Après la mort de son protecteur, Guillaume de Machaut poursuit sa carrière auprès des puissants en entrant d’abord au service de la fille de Jean de Luxembourg, Bonne de Luxembourg, puis à celui du roi de Navarre, Charles le Mauvais, et enfin à celui du roi de France, Charles V.
Cette proximité avec les puissants lui vaut d'accumuler les pensions et les charges. En avril 1340, grâce à l’intervention de Jean l’Aveugle, il reçoit la charge de chanoine de la cathédrale de Reims mais il semble que ce ne soit qu’à partir de 1355 qu’il y réside définitivement, dans sa belle maison de la rue de la Pourcelle, actuelle rue d’Anjou, à proximité de la cathédrale. C’est là qu’il écrit l’essentiel de son œuvre poétique et musicale. Il décède en 1377 et il est enterré dans la cathédrale de Reims.
Guillaume de Machaut n’est pas seulement un poète de cours célébrant les exploits des puissants mais il est aussi un poète lyrique qui chante l’Amour dans la tradition médiévale de l’Amour courtois. Il est l’auteur de longs poèmes où il mêle fiction et histoire personnelle comme dans Le Voir Dit (c’est à dire Le livre du Vrai Dit) qui est son œuvre la plus connue. Écrite à un moment où il a largement dépassé la soixantaine, il y évoque son amour pour une toute jeune fille, Péronne d’Armentières, sans que d’ailleurs on puisse faire la part de ce qui est autobiographique et de ce qui est inventé.
Guillaume de Machaut, Le remède de Fortune, manuscrit de la fin du XVIe siècle (Bibliothèque Nationale de France).

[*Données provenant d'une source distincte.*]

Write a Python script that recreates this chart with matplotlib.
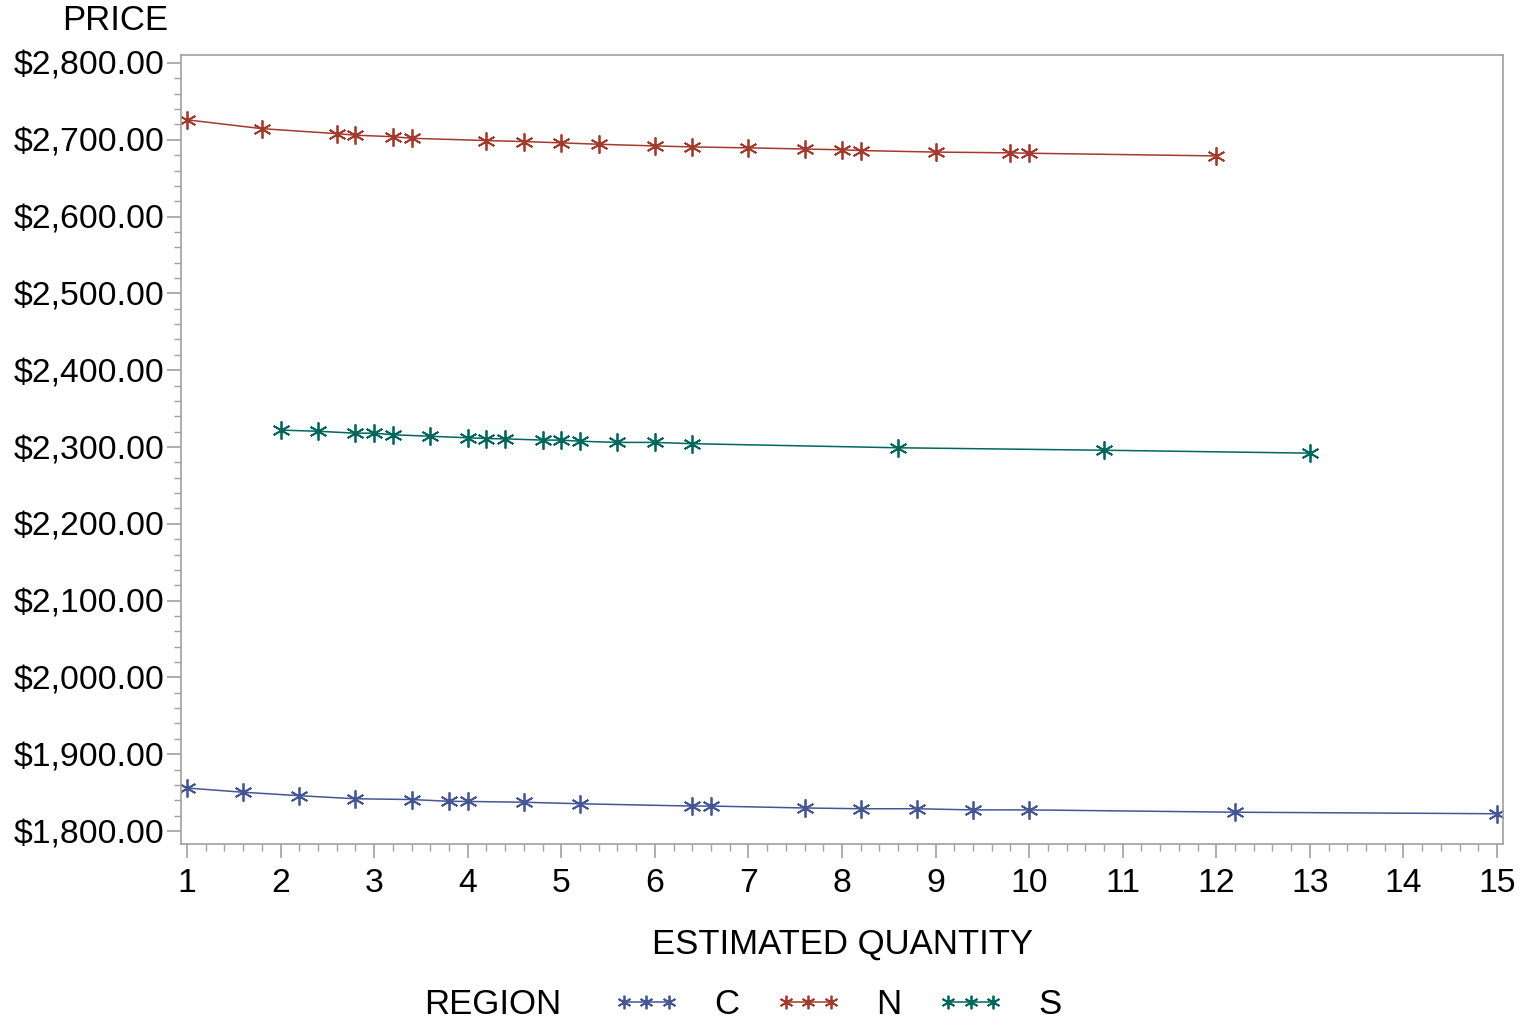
import numpy as np
import matplotlib
matplotlib.use("Agg")
import matplotlib.pyplot as plt
from matplotlib.ticker import MultipleLocator, FuncFormatter

plt.rcParams.update({"font.family": ["Liberation Sans", "DejaVu Sans"],
                     "font.size": 25})

# estimated quantity / price per region
c_qty = [1.0, 1.6, 2.2, 2.8, 3.4, 3.8, 4.0, 4.6, 5.2, 6.4, 6.6, 7.6, 8.2, 8.8, 9.4, 10.0, 12.2, 15.0]
c_price = [1856, 1850.5, 1846, 1842, 1841, 1838.7, 1838.5, 1837.5, 1835.5, 1832.5, 1832.5,
           1830, 1829, 1829, 1827.5, 1827.5, 1824.5, 1822.5]

n_qty = [1.0, 1.8, 2.6, 2.8, 3.2, 3.4, 4.2, 4.6, 5.0, 5.4, 6.0, 6.4, 7.0, 7.6, 8.0, 8.2, 9.0, 9.8, 10.0, 12.0]
n_price = [2726, 2714.5, 2708, 2706, 2704, 2702, 2699, 2697.7, 2696, 2694.2, 2692, 2690.7,
           2689.5, 2688, 2687, 2686, 2684, 2683, 2682.5, 2679]

s_qty = [2.0, 2.4, 2.8, 3.0, 3.2, 3.6, 4.0, 4.2, 4.4, 4.8, 5.0, 5.2, 5.6, 6.0, 6.4, 8.6, 10.8, 13.0]
s_price = [2322, 2320.5, 2318, 2318, 2316, 2314, 2312, 2311, 2310.6, 2309, 2309, 2307.5,
           2306, 2306, 2304.3, 2299, 2295.8, 2292]

regions = ["C", "N", "S"]
colors = {"C": "#445694", "N": "#A23A2E", "S": "#01665E"}
series = {"C": (c_qty, c_price), "N": (n_qty, n_price), "S": (s_qty, s_price)}

fig = plt.figure(figsize=(15.28, 10.25), dpi=100)
ax = fig.add_axes([181/1528, 1-844/1025, (1503-181)/1528, (844-55)/1025])

handles = []
for reg in regions:
    xq, yp = series[reg]
    h, = ax.plot(xq, yp, color=colors[reg], lw=1.1, marker=(6, 2, 0), ms=13,
                 mew=1.3, label=reg)
    handles.append(h)

ax.set_xlim(0.936, 15.064)
ax.set_ylim(1783.1, 2810.4)
ax.xaxis.set_major_locator(MultipleLocator(1))
ax.xaxis.set_minor_locator(MultipleLocator(0.2))
ax.yaxis.set_major_locator(MultipleLocator(100))
ax.yaxis.set_minor_locator(MultipleLocator(20))
ax.yaxis.set_major_formatter(FuncFormatter(lambda v, p: f"${v:,.2f}"))

gray = "#A0A0A0"
for sp in ax.spines.values():
    sp.set_color(gray)
    sp.set_linewidth(1.2)
ax.tick_params(which="major", length=10, width=1.2, color=gray, labelsize=24.3, pad=2)
ax.tick_params(which="minor", length=5, width=1.0, color=gray)
ax.tick_params(axis="x", which="major", pad=7)

fig.text(168/1528, 1-21/1025, "PRICE", ha="right", va="center", fontsize=25)
fig.text(843/1528, 1-944/1025, "ESTIMATED QUANTITY", ha="center", va="center", fontsize=25)
fig.text(493/1528, 1-1005/1025, "REGION", ha="center", va="center", fontsize=25)

leg = fig.legend(handles=handles, labels=regions, ncol=3, numpoints=3, frameon=False,
                 loc="center left", bbox_to_anchor=(582/1528, 1-1005/1025),
                 handlelength=1.9, handletextpad=1.0, columnspacing=1.05,
                 fontsize=25, markerscale=0.75)

fig.savefig("out.png", dpi=100)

Guillaume de Machaut est enfin un musicien très important de la fin du Moyen-Age. Il est le dernier poète à composer lui-même la musique de ses oeuvres, dans la tradition des trouvères. Mais son œuvre la plus célèbre reste la Messe Nostre-Dame, composée vers 1360 et dont le caractère exceptionnel tient à ce qu'il s'agit de la première messe polyphonique écrite par un compositeur unique qui impose sa cohésion à l’ensemble des pièces de l'Ordinaire, à savoir les Kyrie, Gloria, Credo, Sanctus et Agnus Dei.